Clinton himself is seen as meek, timid, and not quite right as he spends his days filling notebook after notebook, writing down every conversation he can overhear, word for word. Wishing he could contact his wayward brother, Clinton yearns for a day when he too can escape the neighborhood and travel the country. After following a clue to Berry-berry’s whereabouts, Clinton ventures to coastal Florida hoping to find him, but instead gets a firsthand view of his brother’s callous destructiveness that will leave permanent marks on the young man.

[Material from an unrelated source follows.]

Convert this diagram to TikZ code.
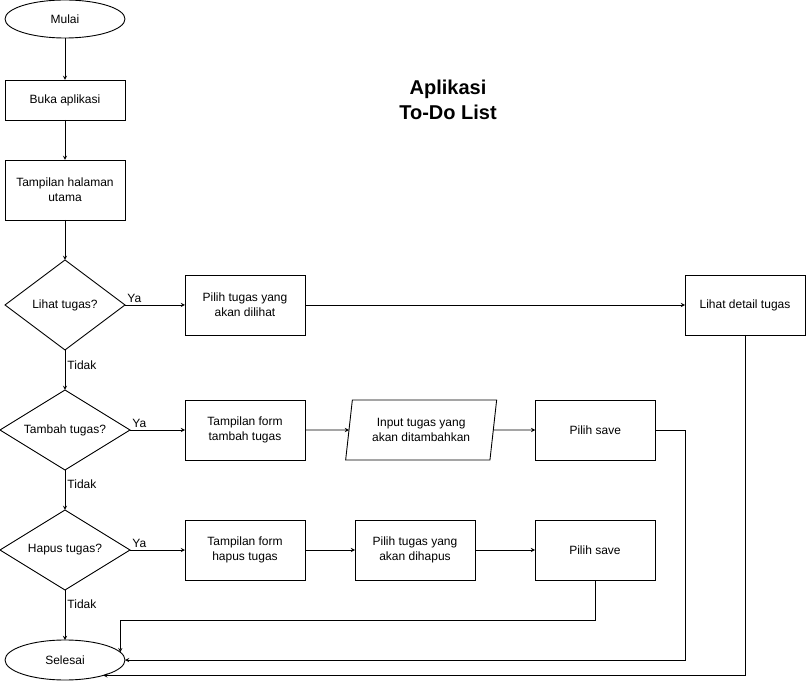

Midnight Cowboy is considered by many to be one of the best American novels published since World War II. The main story centers around Joe Buck, a naive but eager and ambitious young Texan, who decides to leave his dead-end job in search of a grand and glamorous life he believes he will find in New York City. But the city turns out to be a much more difficult place to negotiate than Joe could ever have imagined. He soon finds himself and his dreams compromised. Buck’s fall from innocence and his relationship with the crippled street hustler Ratso Rizzo form the novel’s emotional nucleus. This unlikely pairing of Ratso and Joe Buck is perhaps one of the most complex portraits of friendship in contemporary literature.
The focus on male friendship follows a strong path cut by Twain’s Huck and Jim, Melville’s Ishmael and Queequeg, Fitzgerald’s Nick Carraway and Jay Gatsby, and Kerouac’s Sal Paradise and Dean Moriarity. Midnight Cowboy takes a well-deserved place among a group of distinguished American novels that write--often with unnerving candor--about those who live on the fringe of society.